Das einzig Schöne an dem ganzen Cottage war das Bild, das im Flur hing. Jemand hatte sich die Mühe gemacht, das Haus und das umliegende Land in Öl einzufangen, mit großzügigen weißen, blauen und grünen Pinselstrichen, die nahelegten, dass der namenlose Maler anscheinend so viel künstlerisches Talent besaß wie der Makler, der uns das Haus verkauft hatte. Ich hatte ihn zwar nach etwas Abgelegenem gefragt, aber ganz sicher nicht nach einer Ruine.

Rachel beanspruchte sofort die Vorratskammer für sich, also bahrte ich ihren Sarg dort auf dem Boden auf und schaute, ob ich irgendwo Feuerholz auftreiben konnte. In dieser ersten Nacht verbrannte ich kurzerhand die Reste des Treppengeländers und am Morgen begann ich sofort, eine Liste mit Baumaterialien aufzustellen, die ich brauchen würde, um das Haus wieder einigermaßen in Schuss zu bringen. Sie wurde letzten Endes mehrere Seiten lang, aber es fühlte sich gut an, ein Projekt zu haben, das meine Gedanken von dem, was in Thetford passiert war, ablenkte.

Ich hatte die Zeitungen nicht gelesen, daher kannte ich die Identitäten meiner Opfer nicht, aber ich war mir auch gar nicht sicher, ob ich das wollte. Was, wenn ich ein paar der Jungs getötet hatte, mit denen ich mich im Laufe der Zeit angefreundet hatte? Das könnte ich mir niemals verzeihen. Barry war so ein netter Junge gewesen. Farny und Collin auch, auf ihre Weise zumindest, und was Tommy betraf … er hatte in seinem kurzen Leben mehr Probleme gehabt als ich in fast sieben Jahrzehnten. Ich hatte erst mit sechzehn Jahren das erste Mal Monster getroffen, doch er hatte seit dem Tag seiner Geburt mit ihnen zusammengelebt. Gab es etwas Tragischeres als das?

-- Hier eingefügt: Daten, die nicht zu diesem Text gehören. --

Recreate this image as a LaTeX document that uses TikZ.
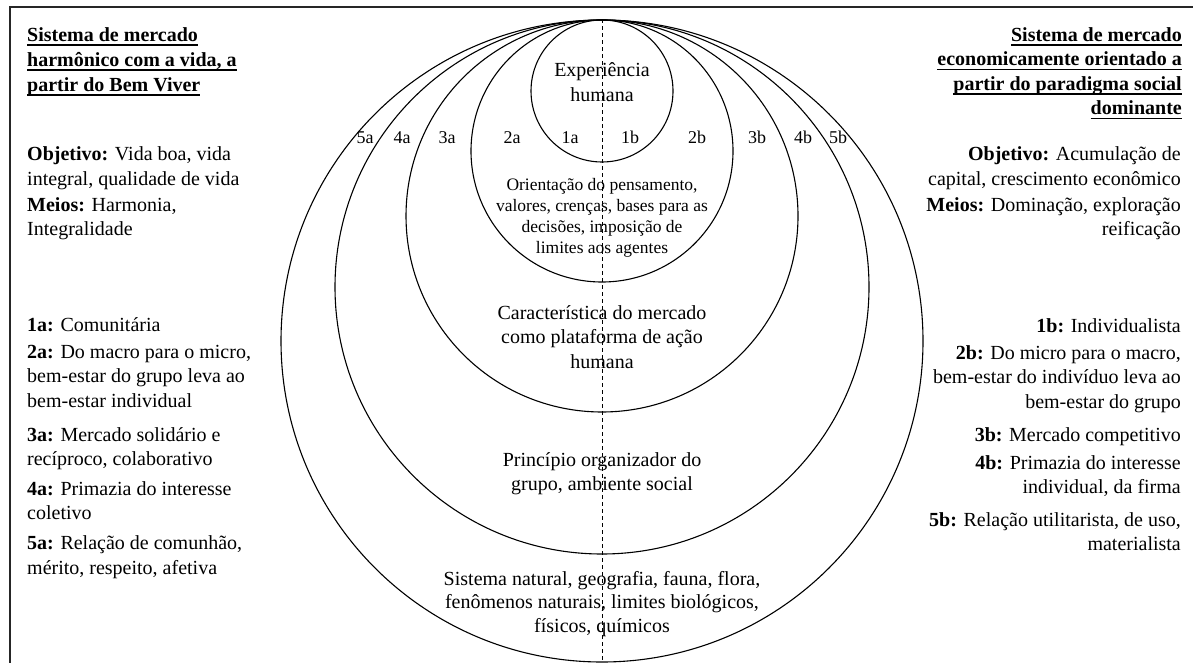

Rachel wusste es besser, als mich mit dieser Sache zu nerven. Ich denke, ihre neu gewonnene Freiheit hatte sie von der Wut befreit, die sie für den Großteil eines Jahrhunderts mit sich herumgeschleppt hatte. Sie war ohne große Diskussionen damit einverstanden, in der ersten Nacht nur Seemöwen zu jagen, und brachte mir in den Falten ihres Nachthemds sogar noch einige Eier mit, die ich mir am nächsten Morgen zubereiten konnte.

Ich machte mir gerade Frühstück und kümmerte mich um meinen eigenen Kram, als ich plötzlich ein Klopfen an der Tür und die Stimme einer Frau hörte, die offenbar hierhergekommen war, um mir mehr als nur eine Tasse Zucker als herzliche Begrüßung anzubieten.